- SUPPLIED MATERIAL
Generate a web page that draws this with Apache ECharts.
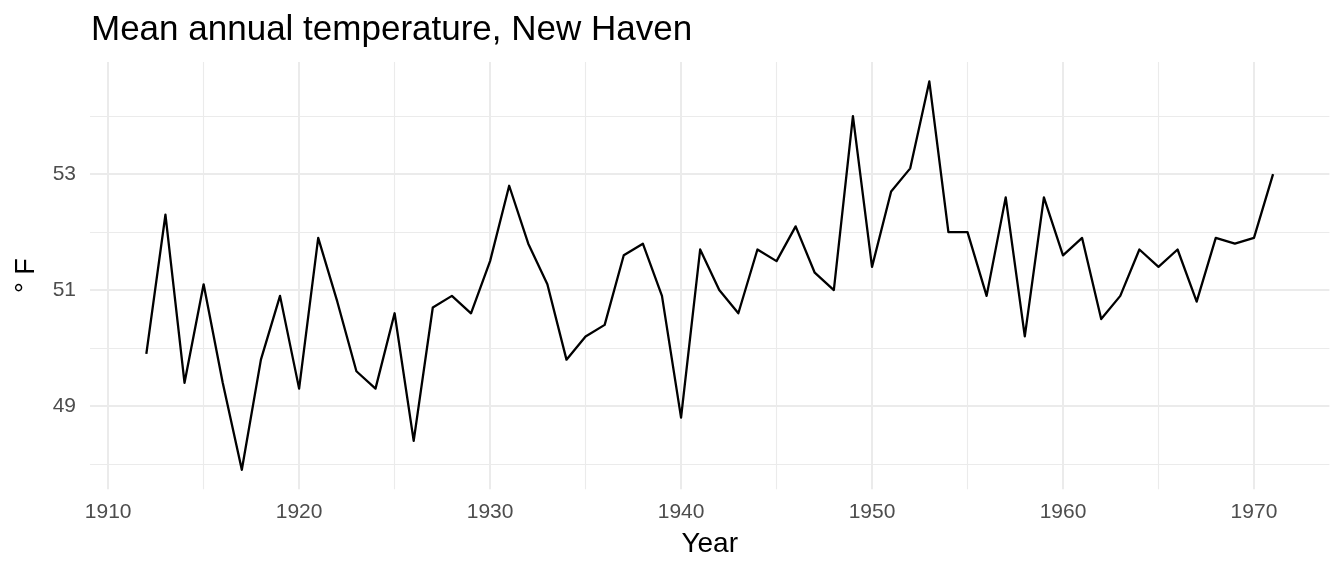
<!DOCTYPE html>
<html>
<head>
<meta charset="utf-8">
<script src="https://cdn.jsdelivr.net/npm/echarts@6/dist/echarts.min.js"></script>
<style>html,body{margin:0;padding:0;background:#fff;}#c{width:1344px;height:576px;}</style>
</head>
<body>
<div id="c"></div>
<script>
const years = [1912,1913,1914,1915,1916,1917,1918,1919,1920,1921,1922,1923,1924,1925,1926,1927,1928,1929,1930,1931,1932,1933,1934,1935,1936,1937,1938,1939,1940,1941,1942,1943,1944,1945,1946,1947,1948,1949,1950,1951,1952,1953,1954,1955,1956,1957,1958,1959,1960,1961,1962,1963,1964,1965,1966,1967,1968,1969,1970,1971];
const temps = [49.9,52.3,49.4,51.1,49.4,47.9,49.8,50.9,49.3,51.9,50.8,49.6,49.3,50.6,48.4,50.7,50.9,50.6,51.5,52.8,51.8,51.1,49.8,50.2,50.4,51.6,51.8,50.9,48.8,51.7,51.0,50.6,51.7,51.5,52.1,51.3,51.0,54.0,51.4,52.7,53.1,54.6,52.0,52.0,50.9,52.6,50.2,52.6,51.6,51.9,50.5,50.9,51.7,51.4,51.7,50.8,51.9,51.8,51.9,53.0];
const xMajor = [1910,1920,1930,1940,1950,1960,1970];
const xMinor = [1915,1925,1935,1945,1955,1965];
const yMajor = [49,51,53];
const yMinor = [48,50,52,54];

const xMin = 1909.05, xMax = 1973.95;
const yMin = 47.565, yMax = 54.935;
const FONT = 'Liberation Sans';

const chart = echarts.init(document.getElementById('c'), null, {renderer: 'canvas'});
const gridColor = '#ebebeb';
chart.setOption({
  animation: false,
  backgroundColor: '#ffffff',
  title: {
    text: 'Mean annual temperature, New Haven',
    left: 86, top: 8,
    textStyle: {fontFamily: FONT, fontSize: 35, fontWeight: 'normal', color: '#000'}
  },
  grid: {left: 90, right: 14.6, top: 62, bottom: 86.8, containLabel: false},
  xAxis: [
    {
      type: 'value', min: xMin, max: xMax,
      name: 'Year', nameLocation: 'middle', nameGap: 41,
      nameTextStyle: {fontFamily: FONT, fontSize: 28, color: '#000'},
      axisLine: {show: false},
      axisTick: {show: false, customValues: xMajor},
      axisLabel: {customValues: xMajor, formatter: v => String(v), fontFamily: FONT, fontSize: 21, color: '#4d4d4d', margin: 13},
      splitLine: {show: true, lineStyle: {color: gridColor, width: 2}}
    },
    {
      type: 'value', min: xMin, max: xMax, position: 'bottom',
      axisLine: {show: false},
      axisTick: {show: false, customValues: xMinor},
      axisLabel: {show: false, customValues: xMinor},
      splitLine: {show: true, lineStyle: {color: gridColor, width: 1.1}}
    }
  ],
  yAxis: [
    {
      type: 'value', min: yMin, max: yMax,
      name: '° F', nameLocation: 'middle', nameGap: 50, nameRotate: 90,
      nameTextStyle: {fontFamily: FONT, fontSize: 27, color: '#000'},
      axisLine: {show: false},
      axisTick: {show: false, customValues: yMajor},
      axisLabel: {customValues: yMajor, formatter: v => String(v), fontFamily: FONT, fontSize: 21, color: '#4d4d4d', margin: 14},
      splitLine: {show: true, lineStyle: {color: gridColor, width: 2}}
    },
    {
      type: 'value', min: yMin, max: yMax, position: 'left',
      axisLine: {show: false},
      axisTick: {show: false, customValues: yMinor},
      axisLabel: {show: false, customValues: yMinor},
      splitLine: {show: true, lineStyle: {color: gridColor, width: 1.1}}
    }
  ],
  series: [{
    type: 'line',
    data: years.map((y, i) => [y, temps[i]]),
    xAxisIndex: 0, yAxisIndex: 0,
    showSymbol: false, symbol: 'none',
    lineStyle: {color: '#000', width: 2.3, join: 'round'},
    z: 10
  }]
});
</script>
</body>
</html>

- DIRECTIONS
With all pictures left out, please transcribe exactly the lines from the start of the material through the line with "const FONT = 'Liberation Sans';".

- ANSWER TO THE PROBLEM
Generate a web page that draws this with Apache ECharts.
<!DOCTYPE html>
<html>
<head>
<meta charset="utf-8">
<script src="https://cdn.jsdelivr.net/npm/echarts@6/dist/echarts.min.js"></script>
<style>html,body{margin:0;padding:0;background:#fff;}#c{width:1344px;height:576px;}</style>
</head>
<body>
<div id="c"></div>
<script>
const years = [1912,1913,1914,1915,1916,1917,1918,1919,1920,1921,1922,1923,1924,1925,1926,1927,1928,1929,1930,1931,1932,1933,1934,1935,1936,1937,1938,1939,1940,1941,1942,1943,1944,1945,1946,1947,1948,1949,1950,1951,1952,1953,1954,1955,1956,1957,1958,1959,1960,1961,1962,1963,1964,1965,1966,1967,1968,1969,1970,1971];
const temps = [49.9,52.3,49.4,51.1,49.4,47.9,49.8,50.9,49.3,51.9,50.8,49.6,49.3,50.6,48.4,50.7,50.9,50.6,51.5,52.8,51.8,51.1,49.8,50.2,50.4,51.6,51.8,50.9,48.8,51.7,51.0,50.6,51.7,51.5,52.1,51.3,51.0,54.0,51.4,52.7,53.1,54.6,52.0,52.0,50.9,52.6,50.2,52.6,51.6,51.9,50.5,50.9,51.7,51.4,51.7,50.8,51.9,51.8,51.9,53.0];
const xMajor = [1910,1920,1930,1940,1950,1960,1970];
const xMinor = [1915,1925,1935,1945,1955,1965];
const yMajor = [49,51,53];
const yMinor = [48,50,52,54];

const xMin = 1909.05, xMax = 1973.95;
const yMin = 47.565, yMax = 54.935;
const FONT = 'Liberation Sans';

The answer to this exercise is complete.